EXERCISE OBJECTIVE - Skip all pictures, then copy the lines from the start of the data through the line with "YAxis, CartesianGrid, Legend", keeping both ends.

DATA PROVIDED -
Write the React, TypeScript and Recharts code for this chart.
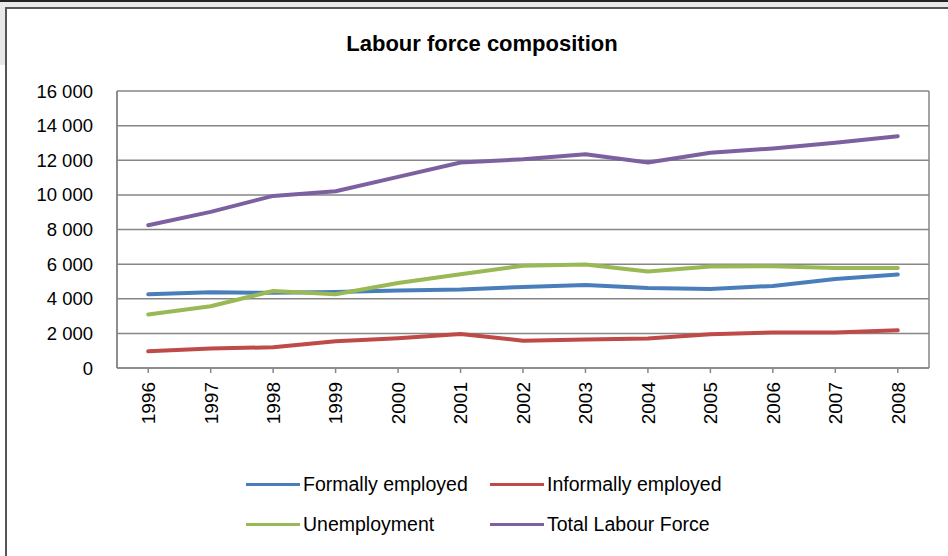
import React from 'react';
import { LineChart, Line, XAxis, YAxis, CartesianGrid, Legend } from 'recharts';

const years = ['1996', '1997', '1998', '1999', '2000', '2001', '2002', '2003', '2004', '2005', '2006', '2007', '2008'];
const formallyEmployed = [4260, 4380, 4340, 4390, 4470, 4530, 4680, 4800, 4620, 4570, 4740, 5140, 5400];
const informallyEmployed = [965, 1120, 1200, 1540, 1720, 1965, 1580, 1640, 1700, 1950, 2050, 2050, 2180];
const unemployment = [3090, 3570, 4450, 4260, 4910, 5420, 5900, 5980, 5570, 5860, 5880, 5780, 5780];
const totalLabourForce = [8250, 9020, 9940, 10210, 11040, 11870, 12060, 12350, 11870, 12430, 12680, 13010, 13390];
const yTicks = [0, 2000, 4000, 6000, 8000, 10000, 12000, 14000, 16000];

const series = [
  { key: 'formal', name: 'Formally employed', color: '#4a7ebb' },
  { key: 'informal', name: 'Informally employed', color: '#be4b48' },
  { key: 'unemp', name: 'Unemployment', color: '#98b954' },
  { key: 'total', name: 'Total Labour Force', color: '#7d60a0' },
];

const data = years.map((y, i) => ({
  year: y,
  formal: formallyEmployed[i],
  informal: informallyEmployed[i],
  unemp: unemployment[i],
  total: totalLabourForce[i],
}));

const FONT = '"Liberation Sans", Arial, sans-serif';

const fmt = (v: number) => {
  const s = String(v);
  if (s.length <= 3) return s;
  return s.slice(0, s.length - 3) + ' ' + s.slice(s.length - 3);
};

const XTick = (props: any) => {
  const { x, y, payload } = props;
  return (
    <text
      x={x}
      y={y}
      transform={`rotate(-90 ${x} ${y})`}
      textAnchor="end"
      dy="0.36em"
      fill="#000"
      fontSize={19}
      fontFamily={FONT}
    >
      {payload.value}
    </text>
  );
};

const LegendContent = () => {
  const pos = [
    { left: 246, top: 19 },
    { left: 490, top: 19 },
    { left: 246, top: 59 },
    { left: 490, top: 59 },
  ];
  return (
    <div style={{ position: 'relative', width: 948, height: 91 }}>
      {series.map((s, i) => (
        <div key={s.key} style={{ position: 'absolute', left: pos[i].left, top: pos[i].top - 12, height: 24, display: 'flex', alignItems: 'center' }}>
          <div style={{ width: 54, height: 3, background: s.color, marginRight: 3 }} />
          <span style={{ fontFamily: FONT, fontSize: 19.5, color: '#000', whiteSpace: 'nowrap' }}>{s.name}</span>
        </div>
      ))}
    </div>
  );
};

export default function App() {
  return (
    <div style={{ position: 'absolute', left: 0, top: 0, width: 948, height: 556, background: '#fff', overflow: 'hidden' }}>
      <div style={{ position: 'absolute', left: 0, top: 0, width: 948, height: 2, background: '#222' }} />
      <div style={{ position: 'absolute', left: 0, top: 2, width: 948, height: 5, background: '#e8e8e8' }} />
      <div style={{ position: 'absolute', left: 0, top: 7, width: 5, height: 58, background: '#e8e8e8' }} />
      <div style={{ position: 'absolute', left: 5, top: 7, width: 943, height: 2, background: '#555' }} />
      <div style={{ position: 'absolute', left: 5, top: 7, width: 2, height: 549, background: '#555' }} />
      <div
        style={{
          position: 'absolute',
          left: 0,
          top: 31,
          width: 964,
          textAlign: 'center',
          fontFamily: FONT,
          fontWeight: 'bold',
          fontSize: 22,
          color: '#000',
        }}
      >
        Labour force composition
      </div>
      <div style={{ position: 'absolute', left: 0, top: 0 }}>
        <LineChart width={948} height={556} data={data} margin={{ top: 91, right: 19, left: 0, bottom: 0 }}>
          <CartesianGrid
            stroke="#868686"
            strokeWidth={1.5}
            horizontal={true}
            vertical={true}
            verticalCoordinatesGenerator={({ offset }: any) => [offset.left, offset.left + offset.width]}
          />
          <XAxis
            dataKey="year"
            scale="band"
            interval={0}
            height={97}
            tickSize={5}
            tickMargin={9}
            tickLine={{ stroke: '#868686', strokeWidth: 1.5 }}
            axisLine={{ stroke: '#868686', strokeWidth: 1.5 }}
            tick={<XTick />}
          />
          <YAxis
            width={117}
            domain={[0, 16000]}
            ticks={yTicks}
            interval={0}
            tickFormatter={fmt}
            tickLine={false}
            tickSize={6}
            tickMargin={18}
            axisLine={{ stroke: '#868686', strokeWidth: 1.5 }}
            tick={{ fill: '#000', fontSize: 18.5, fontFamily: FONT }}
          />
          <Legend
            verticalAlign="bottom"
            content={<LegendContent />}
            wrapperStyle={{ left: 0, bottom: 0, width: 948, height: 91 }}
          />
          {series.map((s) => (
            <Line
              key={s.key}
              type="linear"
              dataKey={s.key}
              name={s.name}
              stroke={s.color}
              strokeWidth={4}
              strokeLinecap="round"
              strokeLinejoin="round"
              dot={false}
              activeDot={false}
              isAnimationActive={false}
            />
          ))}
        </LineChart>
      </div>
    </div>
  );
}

RESULT OF THE EXERCISE -
Write the React, TypeScript and Recharts code for this chart.
import React from 'react';
import { LineChart, Line, XAxis, YAxis, CartesianGrid, Legend } from 'recharts';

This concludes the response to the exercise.